Suppose I have a contractible neighborhood $B$ inside a manifold $M$. Then I would like to justify that there exists a family of smooth maps $F_t:M\rightarrow M$ such that $F_0=id$ and $F_1(B)=\{p\}$, where $p\in M$.
We know that $i:B\rightarrow M$ is homotopic to a constant map but other than this I am bit lost on how to get the homotopy,since I am not sure I can use the homotopy extension property , and then how to make it smooth.
Any help is appreciated. Thanks in advance.
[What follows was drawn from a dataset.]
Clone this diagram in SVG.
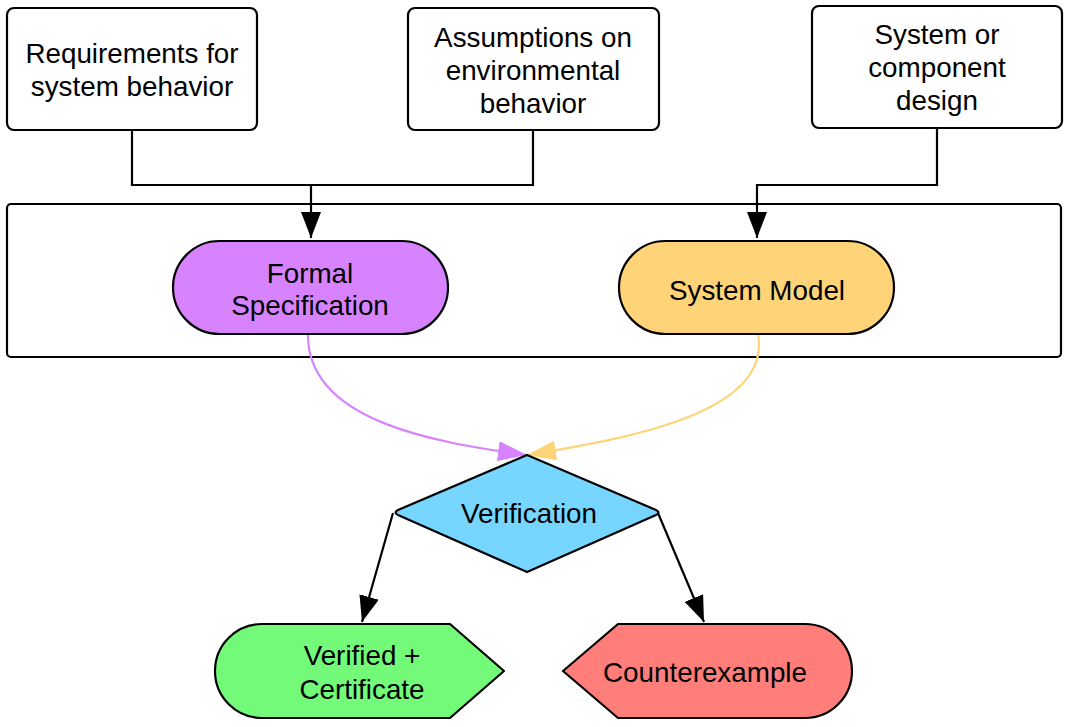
<svg xmlns="http://www.w3.org/2000/svg" width="1069" height="727" viewBox="0 0 1069 727">
<style>
text{font-family:"Liberation Sans",Arial,Helvetica,sans-serif;font-size:27.8px;fill:#000;text-anchor:middle}
.box{fill:#fff;stroke:#000;stroke-width:2.2}
.sh{stroke:#000;stroke-width:2.2;stroke-linejoin:round}
.ln{fill:none;stroke:#000;stroke-width:2.2}
</style>
<defs>
<marker id="ab" markerUnits="userSpaceOnUse" markerWidth="27" markerHeight="20" refX="26" refY="10" orient="auto"><path d="M0,0 L26,10 L0,20 Z" fill="#000"/></marker>
<marker id="ap" markerUnits="userSpaceOnUse" markerWidth="30" markerHeight="20" refX="29" refY="10" orient="auto"><path d="M0,0 L29,10 L0,20 Z" fill="#D783FF"/></marker>
<marker id="ao" markerUnits="userSpaceOnUse" markerWidth="30" markerHeight="20" refX="29" refY="10" orient="auto"><path d="M0,0 L29,10 L0,20 Z" fill="#FFD479"/></marker>
</defs>
<rect id="container" x="7" y="204" width="1054" height="153" rx="4" class="box"/>
<g id="connectors">
<path class="ln" d="M132,130 V185 H533 V130"/>
<path class="ln" d="M311,185 V238" marker-end="url(#ab)"/>
<path class="ln" d="M937,128 V185 H757 V238" marker-end="url(#ab)"/>
<path d="M308,334 C307,420 430,442 527,455" fill="none" stroke="#D783FF" stroke-width="2.2" marker-end="url(#ap)"/>
<path d="M758,334 C772,410 640,437 527,455" fill="none" stroke="#FFD479" stroke-width="2.2" marker-end="url(#ao)"/>
<path class="ln" d="M393,513 L362,622" marker-end="url(#ab)"/>
<path class="ln" d="M658,513 L704,622" marker-end="url(#ab)"/>
</g>
<g id="req">
<rect x="7" y="8" width="250" height="122" rx="7" class="box"/>
<text x="132" y="63">Requirements for</text>
<text x="132" y="96">system behavior</text>
</g>
<g id="assump">
<rect x="408" y="8" width="251" height="122" rx="7" class="box"/>
<text x="533" y="47">Assumptions on</text>
<text x="533" y="80">environmental</text>
<text x="533" y="113">behavior</text>
</g>
<g id="design">
<rect x="812" y="6" width="250" height="122" rx="7" class="box"/>
<text x="937" y="44">System or</text>
<text x="937" y="77">component</text>
<text x="937" y="110">design</text>
</g>
<g id="formal">
<rect x="173" y="241" width="275" height="93" rx="46.5" fill="#D783FF" class="sh"/>
<text x="310" y="283">Formal</text>
<text x="310" y="315">Specification</text>
</g>
<g id="model">
<rect x="619" y="241" width="275" height="93" rx="46.5" fill="#FFD479" class="sh"/>
<text x="757" y="300">System Model</text>
</g>
<g id="verification">
<path d="M527,455 L656,510 Q661,512.5 656,515 L527,572 L398,515 Q393,512.5 398,510 Z" fill="#76D6FF" class="sh"/>
<text x="529" y="523">Verification</text>
</g>
<g id="verified">
<path d="M262,624 L450,624 L504,671 L450,718 L262,718 A47,47 0 0 1 262,624 Z" fill="#73FA79" class="sh"/>
<text x="362" y="665">Verified +</text>
<text x="362" y="699">Certificate</text>
</g>
<g id="counter">
<path d="M618,624 L805,624 A47,47 0 0 1 805,718 L618,718 L563,671 Z" fill="#FF7E79" class="sh"/>
<text x="705" y="682">Counterexample</text>
</g>
</svg>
As requested, I’m turning my hint into a fully-fledged solution.
First, as Connor Malin’s comment points out, the statement is false in general, because some manifolds can have a dense contractible open subset. A general example would be any compact manifold which has a finite cellular decomposition with a single top-dimensional cell (the interior of which is open, dense and contractible) – real and complex projective spaces, spheres, tori are in this case.
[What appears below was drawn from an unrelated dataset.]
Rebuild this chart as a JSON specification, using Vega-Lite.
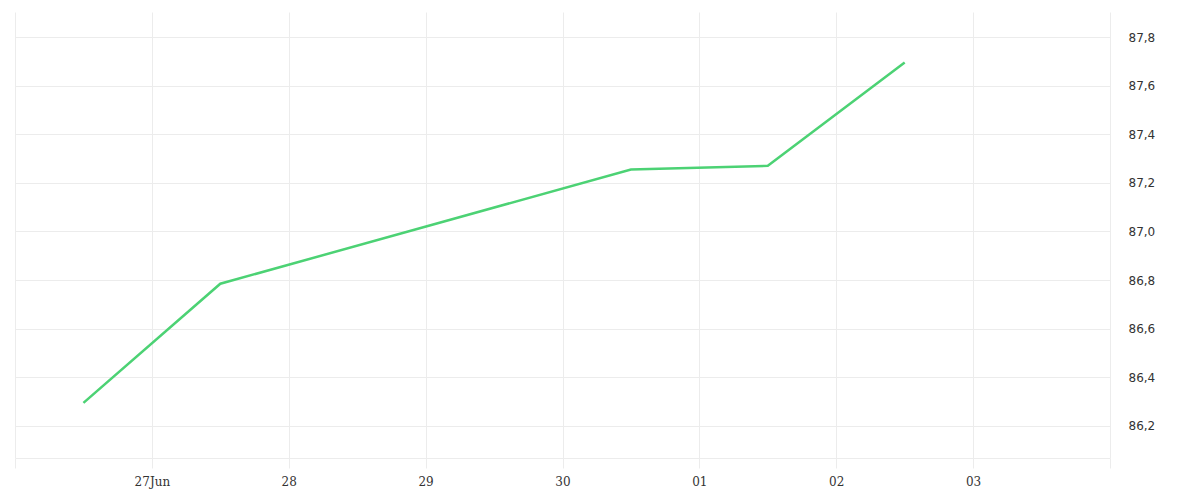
{
  "$schema": "https://vega.github.io/schema/vega-lite/v6.json",
  "width": 1095,
  "height": 446,
  "autosize": "none",
  "padding": {"left": 15, "top": 12, "right": 90, "bottom": 42},
  "background": "white",
  "config": {"view": {"stroke": null}},
  "data": {
    "values": [
      {"date": "2024-06-26T12:00:00Z", "value": 86.295},
      {"date": "2024-06-27T12:00:00Z", "value": 86.785},
      {"date": "2024-06-30T12:00:00Z", "value": 87.255},
      {"date": "2024-07-01T12:00:00Z", "value": 87.27},
      {"date": "2024-07-02T12:00:00Z", "value": 87.695}
    ]
  },
  "mark": {"type": "line", "color": "#4cd274", "strokeWidth": 2.5},
  "encoding": {
    "x": {
      "field": "date",
      "type": "temporal",
      "scale": {
        "type": "utc",
        "domain": [
          {"year": 2024, "month": 6, "date": 26, "utc": true},
          {"year": 2024, "month": 7, "date": 4, "utc": true}
        ]
      },
      "axis": {
        "title": null,
        "tickCount": {"interval": "day", "step": 1},
        "grid": true,
        "gridColor": "#ececec",
        "gridWidth": 1,
        "domain": true,
        "domainColor": "#ececec",
        "ticks": true,
        "tickColor": "#ececec",
        "tickSize": 10,
        "labelPadding": 8,
        "labelFont": "DejaVu Serif",
        "labelFontSize": 12,
        "labelColor": "#333333",
        "labelFlush": false,
        "labelOverlap": false,
        "labelExpr": "utcdate(datum.value) == 26 || utcdate(datum.value) == 4 ? '' : (utcdate(datum.value) == 27 ? utcFormat(datum.value, '%d%b') : utcFormat(datum.value, '%d'))"
      }
    },
    "y": {
      "field": "value",
      "type": "quantitative",
      "scale": {"domain": [86.068, 87.903], "nice": false, "zero": false},
      "axis": {
        "title": null,
        "orient": "right",
        "values": [86.2, 86.4, 86.6, 86.8, 87.0, 87.2, 87.4, 87.6, 87.8],
        "grid": true,
        "gridColor": "#ececec",
        "domain": false,
        "ticks": false,
        "labelPadding": 18,
        "labelFont": "DejaVu Sans",
        "labelFontSize": 12,
        "labelColor": "#333333",
        "labelExpr": "replace(format(datum.value, '.1f'), '.', ',')"
      }
    }
  }
}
A natural restriction (not the only one) is if we require $B$ to be small enough. If $B$ is small enough, we can assume that there is a smooth, open, injective map $\pi: 3B^n \rightarrow M$ which is a diffeomorphism into its image $B’$ and such that $\pi(B^n) \supset B$.
Let $\psi:[0,3] \rightarrow [0,1]$ as a smooth function such that $\psi([0,1])=\{0\},\psi([2,3])=\{1\}$. Let, for $0 \leq t \leq 1$, $g_t: x \in 3B^n \longmapsto (1-t+t\psi(\|x\|))x \in 3B^n$. Then if $\|x\| \geq 2$, $f_t(x)=x$; $f_0(x)=x$ for any $x$; and $f_1(x)=0$ if $\|x\|=1$.
Define, for $q \in M$, $f_t(q)=q$ if $q \notin B’$, and $f_t(q)=\pi(g_t(\pi^{-1}(q)))$ if $q \in B’$. Then $f_t$ is a smooth sequene of smooth maps $M \rightarrow M$; $f_0=id$ and $f_1(B)=\{\pi(0)\}$.